It was even more central when regarded as a nexus of communications.
How all the main roads centred there we have already seen. The roads alone would have given London a pre-eminence as a market above all other towns in Britain even if the Thames had dried up after their establishment. But the position was meanwhile further strengthened by the conditions of water carriage; and it is here that the meaning of the Thames as a whole appears, and the way in which the upper as well as the lower river has built up the greatness of London.
I have no space to show why and how water carriage was of supreme importance both in primitive times (that is, before the Roman civilisation came) and during the Dark Ages through which, in spite of decline, it survived. It should be sufficient to point out that in the decline of a civilisation, or in its absence, water carriage—suited to heavy burdens, requiring no repair of ways, and providing a mode of traction ready-made—is, wherever it is available, the chief economic factor of commerce.
Now when we recognise that the bulk of English wealth lay for centuries south and east of a line drawn from Exmouth to the Wash, and when we appreciate what the Thames valley is in that triangle, we shall see how necessarily the main market of the Thames was also the main market of England. The natural water communications of the south consist in a number of small streams, only one of which, the Salisbury Avon, may have been navigable for more than a dozen miles or so inland. East Anglia was better served, and particularly the northern area, which was drained by the three rivers converging upon Breydon Water. The northern part of that area was also fairly well served by the three parallel rivers of the Ouse, the Nen, and the Welland, but their service as a means of communication was handicapped by the nature of their entry into the sea through the Fens, and after that through the perils, sandbanks, and shallows of the Wash; while the good service of rivers along all the East Anglian coast had this drawback: that, as we there have nothing but a series of short systems, there was no water connection between one group of short valleys and another, not even one thought-out road. A dozen streams will carry produce from the sea to Worstead, to Norwich, to Beccles, to what was once the considerable port of Orford, to Ipswich, to Colchester, etc. But each avenue is a separate avenue. There is no “trunk” connecting the system.
With the Thames it is otherwise. Glance down the valley and see how one point after another, each the natural market of a whole district of its own, drains the produce from the north and the south of the river, to discharge it upon the main stream. From Lechlade (up to which point ran the “measure and the bushel of London”)[4] through Oxford, Abingdon, Wallingford, Reading, Marlow, the Middle Hythe (which we now call Maidenhead), and Windsor, you have a whole string of such centres, each gathering its own section’s produce from its scheme of roads, or of subsidiary streams, and turning the mass down seaward upon the “trunk” afforded by the Thames.
The Thames, therefore, with London as its port of transhipment between the inland communications and the sea, tapped the very heart of all that was wealthiest in England for fifteen hundred years, and all that commerce by river as by road drained upon London because London was “central” to exchange in the rich south and east of the island.
But, as we have seen, two further characters were attached to “draining” power.
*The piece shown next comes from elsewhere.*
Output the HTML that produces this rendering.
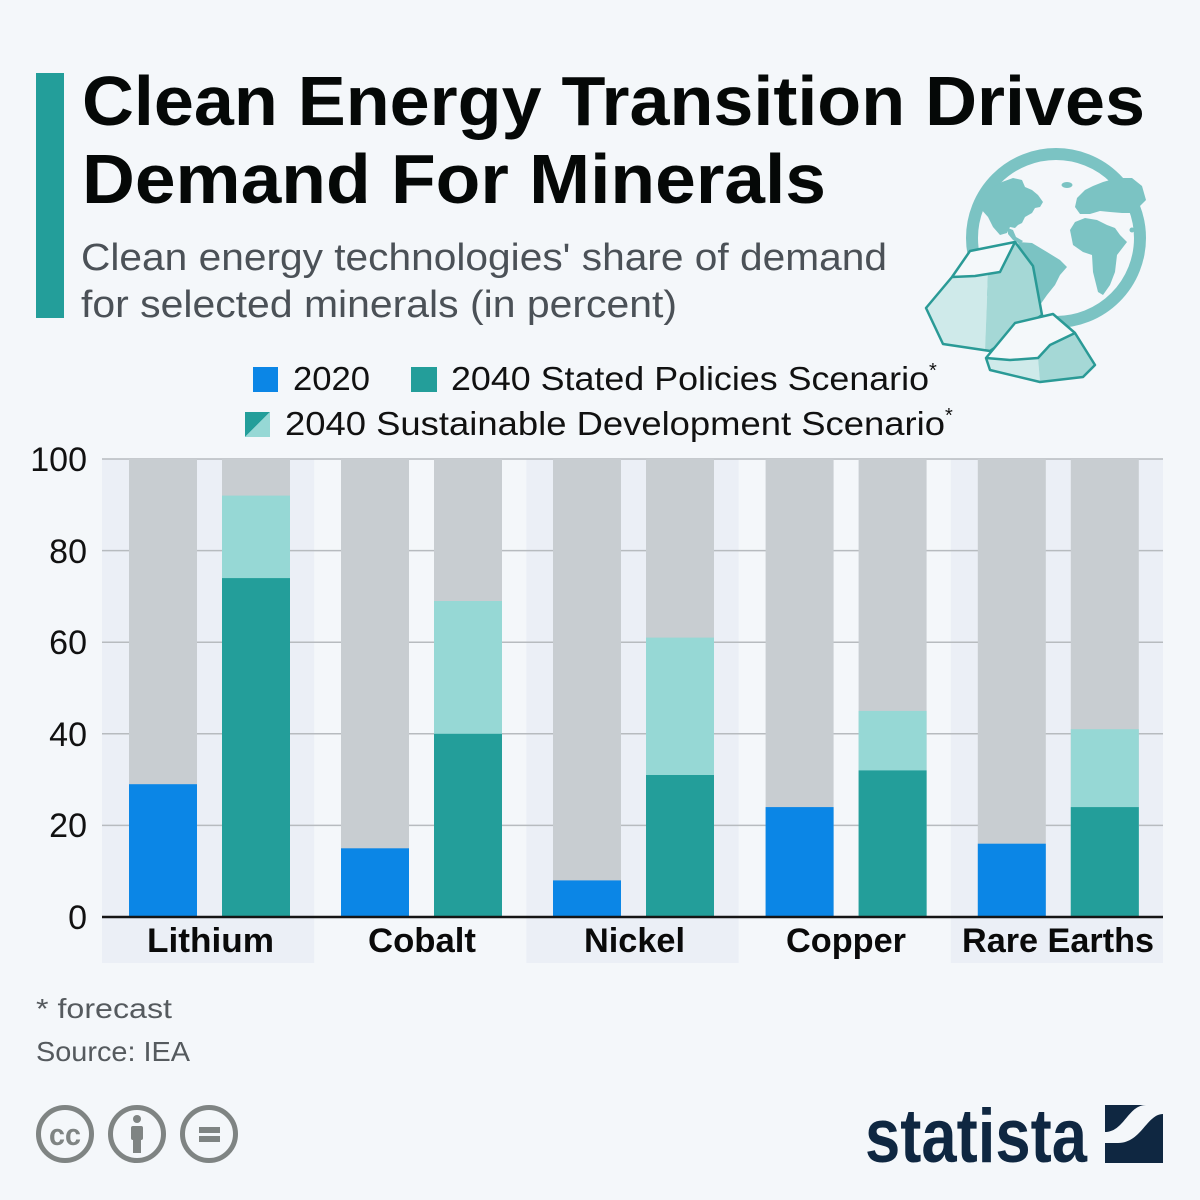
<!DOCTYPE html>
<html>
<head>
<meta charset="utf-8">
<style>
html,body{margin:0;padding:0;background:#f4f7fa;}
svg{display:block;}
text{font-family:"Liberation Sans",sans-serif;}
</style>
</head>
<body>
<svg width="1200" height="1200" viewBox="0 0 1200 1200" xmlns="http://www.w3.org/2000/svg">
<rect x="0" y="0" width="1200" height="1200" fill="#f4f7fa"/>

<!-- Title block -->
<rect x="36" y="73" width="28" height="245" fill="#239e9a"/>
<text x="82" y="125" font-size="70" font-weight="bold" fill="#050807" textLength="1063" lengthAdjust="spacingAndGlyphs">Clean Energy Transition Drives</text>
<text x="82" y="203" font-size="70" font-weight="bold" fill="#050807" textLength="744" lengthAdjust="spacingAndGlyphs">Demand For Minerals</text>
<text x="81" y="270" font-size="38" fill="#4b5157" textLength="806" lengthAdjust="spacingAndGlyphs">Clean energy technologies' share of demand</text>
<text x="81" y="317" font-size="38" fill="#4b5157" textLength="596" lengthAdjust="spacingAndGlyphs">for selected minerals (in percent)</text>

<!-- Globe -->
<g>
  <circle cx="1056" cy="238" r="84" fill="none" stroke="#7bc3c3" stroke-width="12"/>
  <g fill="#7bc3c3">
    <!-- North America -->
    <path d="M1002,182 L1013,178 L1022,180 L1025,187 L1032,190 L1038,195 L1043,202 L1040,207 L1035,208 L1032,213 L1025,217 L1022,223 L1018,225 L1015,228 L1010,227 L1007,233 L1000,235 L993,227 L988,217 L980,208 L982,196 L992,188 Z"/>
    <!-- Central America -->
    <path d="M1008,228 L1013,230 L1016,237 L1023,241 L1020,244 L1013,240 L1008,234 Z"/>
    <!-- Greenland pill -->
    <ellipse cx="1067" cy="185" rx="5.5" ry="3"/>
    <!-- South America -->
    <path d="M1018,242 L1032,243 L1047,252 L1060,260 L1067,267 L1060,275 L1055,285 L1047,295 L1040,305 L1034,300 L1030,280 L1027,262 L1020,252 Z"/>
    <!-- Eurasia -->
    <path d="M1077,198 L1085,190 L1093,186 L1103,182 L1117,178 L1132,178 L1142,186 L1146,200 L1140,206 L1133,213 L1122,213 L1110,212 L1100,211 L1090,214 L1080,214 L1075,207 Z"/>
    <!-- Africa -->
    <path d="M1070,230 L1075,222 L1085,218 L1097,220 L1107,225 L1115,228 L1120,235 L1127,242 L1117,255 L1115,272 L1110,285 L1103,295 L1098,292 L1093,272 L1092,255 L1083,252 L1073,245 Z"/>
    <circle cx="1132" cy="230" r="2.5"/>
  </g>
</g>

<!-- Rocks -->
<g stroke-linejoin="round">
  <polygon points="952,277 970,251 1015,242 1010,258 1000,272 975,276" fill="#f4f8fa"/>
  <polygon points="926,308 952,277 975,276 988,274 985,350 943,344" fill="#cfeaea"/>
  <polygon points="988,274 1000,272 1015,242 1033,266 1042,315 990,351 985,350" fill="#a5d8d6"/>
  <polyline points="952,277 975,276 1000,272 1015,242" fill="none" stroke="#2a9a96" stroke-width="2.5"/>
  <polygon points="926,308 952,277 970,251 1015,242 1033,266 1042,315 990,351 943,344" fill="none" stroke="#2a9a96" stroke-width="2.5"/>

  <polygon points="986,358 1015,323 1053,314 1075,333 1050,345 1038,358 1010,360" fill="#f4f8fa"/>
  <polygon points="990,370 986,358 1010,360 1038,358 1040,382" fill="#cfeaea"/>
  <polygon points="1038,358 1050,345 1075,333 1095,365 1083,377 1040,382" fill="#a5d8d6"/>
  <polyline points="986,358 1010,360 1038,358 1050,345 1075,333" fill="none" stroke="#2a9a96" stroke-width="2.5"/>
  <polygon points="986,358 1015,323 1053,314 1075,333 1095,365 1083,377 1040,382 990,370" fill="none" stroke="#2a9a96" stroke-width="2.5"/>
</g>

<!-- Legend -->
<rect x="253" y="367" width="25" height="25" fill="#0b86e6"/>
<text x="293" y="390" font-size="33" fill="#111" textLength="77" lengthAdjust="spacingAndGlyphs">2020</text>
<rect x="411" y="367" width="26" height="25" fill="#239e9a"/>
<text x="451" y="390" font-size="33" fill="#111" textLength="478" lengthAdjust="spacingAndGlyphs">2040 Stated Policies Scenario</text>
<text x="929" y="377" font-size="20" fill="#111">*</text>
<polygon points="245,412 270,412 245,437" fill="#239e9a"/>
<polygon points="270,412 270,437 245,437" fill="#96d8d5"/>
<text x="285" y="435" font-size="33" fill="#111" textLength="660" lengthAdjust="spacingAndGlyphs">2040 Sustainable Development Scenario</text>
<text x="945" y="422" font-size="20" fill="#111">*</text>

<!-- Category bands -->
<rect x="102" y="459" width="212.2" height="504" fill="#ebeff6"/>
<rect x="526.4" y="459" width="212.2" height="504" fill="#ebeff6"/>
<rect x="950.8" y="459" width="212.2" height="504" fill="#ebeff6"/>

<!-- Gridlines -->
<g stroke="#b7bbbf" stroke-width="1.5">
  <line x1="102" y1="459" x2="1163" y2="459"/>
  <line x1="102" y1="550.6" x2="1163" y2="550.6"/>
  <line x1="102" y1="642.2" x2="1163" y2="642.2"/>
  <line x1="102" y1="733.8" x2="1163" y2="733.8"/>
  <line x1="102" y1="825.4" x2="1163" y2="825.4"/>
</g>

<!-- Bars: gray backgrounds -->
<g fill="#c8cdd1">
  <rect x="129" y="459" width="68" height="458"/>
  <rect x="222" y="459" width="68" height="458"/>
  <rect x="341" y="459" width="68" height="458"/>
  <rect x="434" y="459" width="68" height="458"/>
  <rect x="553" y="459" width="68" height="458"/>
  <rect x="646" y="459" width="68" height="458"/>
  <rect x="765.6" y="459" width="68" height="458"/>
  <rect x="858.6" y="459" width="68" height="458"/>
  <rect x="977.8" y="459" width="68" height="458"/>
  <rect x="1070.8" y="459" width="68" height="458"/>
</g>
<!-- SDS light teal -->
<g fill="#96d8d5">
  <rect x="222" y="495.6" width="68" height="421.4"/>
  <rect x="434" y="601" width="68" height="316"/>
  <rect x="646" y="637.6" width="68" height="279.4"/>
  <rect x="858.6" y="710.9" width="68" height="206.1"/>
  <rect x="1070.8" y="729.2" width="68" height="187.8"/>
</g>
<!-- SPS teal -->
<g fill="#239e9a">
  <rect x="222" y="578.1" width="68" height="338.9"/>
  <rect x="434" y="733.8" width="68" height="183.2"/>
  <rect x="646" y="775" width="68" height="142"/>
  <rect x="858.6" y="770.4" width="68" height="146.6"/>
  <rect x="1070.8" y="807.1" width="68" height="109.9"/>
</g>
<!-- 2020 blue -->
<g fill="#0b86e6">
  <rect x="129" y="784.2" width="68" height="132.8"/>
  <rect x="341" y="848.3" width="68" height="68.7"/>
  <rect x="553" y="880.4" width="68" height="36.6"/>
  <rect x="765.6" y="807.1" width="68" height="109.9"/>
  <rect x="977.8" y="843.7" width="68" height="73.3"/>
</g>

<!-- Axis line -->
<line x1="102" y1="917" x2="1163" y2="917" stroke="#151515" stroke-width="2.5"/>

<!-- Y labels -->
<g font-size="34" fill="#111" text-anchor="end">
  <text x="87" y="471">100</text>
  <text x="87" y="563">80</text>
  <text x="87" y="654">60</text>
  <text x="87" y="746">40</text>
  <text x="87" y="837">20</text>
  <text x="87" y="929">0</text>
</g>

<!-- Category labels -->
<g font-size="34" font-weight="bold" fill="#0a0a0a">
  <text x="147" y="952" textLength="127" lengthAdjust="spacingAndGlyphs">Lithium</text>
  <text x="368" y="952" textLength="108" lengthAdjust="spacingAndGlyphs">Cobalt</text>
  <text x="584" y="952" textLength="101" lengthAdjust="spacingAndGlyphs">Nickel</text>
  <text x="786" y="952" textLength="120" lengthAdjust="spacingAndGlyphs">Copper</text>
  <text x="962" y="952" textLength="192" lengthAdjust="spacingAndGlyphs">Rare Earths</text>
</g>

<!-- Footer notes -->
<text x="36" y="1018" font-size="28" fill="#555a5e" textLength="136" lengthAdjust="spacingAndGlyphs">* forecast</text>
<text x="36" y="1061" font-size="28" fill="#555a5e" textLength="154" lengthAdjust="spacingAndGlyphs">Source: IEA</text>

<!-- CC icons -->
<g stroke="#7f8483" stroke-width="5" fill="none">
  <circle cx="65" cy="1134" r="26.5"/>
  <circle cx="137" cy="1134" r="26.5"/>
  <circle cx="209" cy="1134" r="26.5"/>
</g>
<text x="65" y="1145" font-size="31" font-weight="bold" fill="#7f8483" text-anchor="middle" textLength="32" lengthAdjust="spacingAndGlyphs">cc</text>
<g fill="#7f8483">
  <circle cx="137" cy="1119" r="4"/>
  <rect x="131" y="1126" width="12" height="14" rx="2"/>
  <rect x="133" y="1138" width="8" height="15"/>
  <rect x="199" y="1127" width="21" height="6"/>
  <rect x="199" y="1136" width="21" height="6"/>
</g>

<!-- Statista logo -->
<text x="865" y="1162" font-size="76" font-weight="bold" fill="#0f2741" textLength="222" lengthAdjust="spacingAndGlyphs">statista</text>
<rect x="1105" y="1105" width="58" height="58" fill="#0f2741"/>
<path d="M1105,1132 C1124,1132 1128,1105 1146,1105 L1163,1105 L1163,1114 C1147,1114 1141,1143 1118,1143 L1105,1143 Z" fill="#f4f7fa"/>
</svg>
</body>
</html>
We must not only seek a point central for communications, we must also seek a point where there was a ready demand for import and a ready access to the best foreign markets.
Let us consider these two characters in their order:
A ready demand for import must exist either in a port itself or behind it, if that port is to develop into a great town and to acquire political importance. You have many instances, especially in contemporary commerce, of ports which do little more than export, and of other ports in which there is no demand for import, but which merely serve to pass the import inland. In the first case the international exchange is effected through imports at some other point. The clearing between export and import is a paper clearing, and the ships at the export point arrive in ballast—a drawback. In the second place, though a town may grow to some importance as a mere place of transhipment, it will never acquire the importance of a capital nor even of a great city—it will never have a great political place unless, round the handling of its imports destined for the interior, there grows up a considerable local power of demand for values. In other words, something of the imports transmitted through the town must “stick on the way.” Modern Liverpool is a good example of this. The primary economic function of modern Liverpool is still the transhipment of cotton to Lancashire just beyond its boundaries, but in the pursuit of this function Liverpool has claimed its tribute for now three generations, and so vast an accumulation of other activities connected with the port has grown up that even the digging of the Manchester Ship Canal, the effect of which was so much feared in Liverpool, seems to have been, if anything, a benefit to that town. What proportion the power of demand exercised for imported goods in Liverpool itself may bear to the total of values entering the port cannot be exactly calculated, but it is safe to say that the toll levied is not much less than one-fifth.